Author Ingrid Piller

Dr Ingrid Piller is Professor of Applied Linguistics at Macquarie University, Sydney, Australia. Ingrid’s research expertise is in the fields of intercultural communication, bilingual education and the sociolinguistics of language learning and multilingualism in the contexts of migration and globalization.

More posts by Ingrid Piller
  • While I was doing fieldwork with Japanese women in Sydney, they repeatedly told me that they hated speaking Japanese in public, particularly on public transport. They’d been frowned upon by other passengers and they knew very well what the other passengers’ gaze on them meant. No doubt that many from linguistically diverse backgrounds have had a similar experience, but such linguistic intolerance has never been discussed explicitly. It seems that the discourse of bilingualism as impolite and of “you speak our language in our country” continues to prevail in public at the expense of freedom of language choice (in a supposedly multicultural, democratic society). There is no quick fix for this, of course, but the government needs to take foreign language education more seriously as a way forward to creating a inclusive society where people of all kinds do not have to fear and watch over their shoulders when speaking in their own language.

  • Hanna Torsh

    Race and racism have been made visible (although obviously not always) by protest movements and activists who continue to call out racism using the language and frameworks which have been developed by other activists throughout the last century. Another way of thinking about it is that racism is no longer seen as “natural”. It seems like language is still not visible in this way, so when discrimination and hate are triggered by linguistic difference it is seen as racism in an Australian context. That linguistic difference is invisible and seen as simply an extension of racial difference, means that the problems experienced by those who are linguistically different from the mainstream can also be invisible. Problems like accent discrimination, feeling scared or ashamed to use some languages, not knowing local slang to much more serious barriers to communication like ones own language not being recognised as a “real” language. I think that one of the real contributions to the research that needs to made is to make language visible, so that these kinds of problems can be named and understood by a much wider audience and thus more easily solved.

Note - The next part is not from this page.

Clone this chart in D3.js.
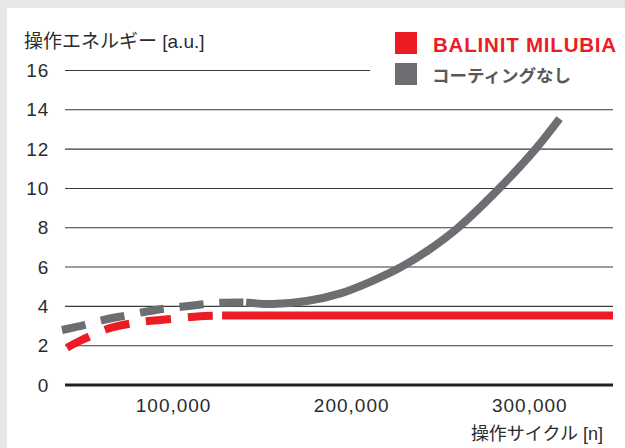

    P.S I would love to know more about how to de-naturalise linguistic difference and discrimination – anyone have any great reading tips?

  • Coincidentally, I just saw another example of what appears to be the same thing shortly after reading your post. The Argentinean shopper accused of shoplifting can be seen in the photo – she has long blonde hair and is white. Surely the profiling that targeted her was linguistic, not racial, just as in your example.

  • Grace

    Thank you, Ingrid, for the insightful post. Taking public transportation is a common experience to international students. Lots of linguistic phenomena can also be observed there. Just a few days ago while I was riding on a bus from a Sydney suburb into the city, a middle aged man hopped on the bus and was talking loudly and incessantly on his phone. He was using English and filling his every sentence with numerous F words. I never heard so many curses in my whole life. Feeling extremely annoyed, I was also observing other people’s reaction. Annoyed, frowning their eye brows, and some changing to seats far away. But no one dared to say anything for the whole twenty five minutes before I got off the bus. I think people were tolerating not because he was speaking English but because he seemed violent and vicious. A lot of times foreign tourists or international students seem very meek and vulnerable, so they often have no choice but to silently tolerate harsh verbal abuse throwing at them, although everyone knows very well what good manner really means.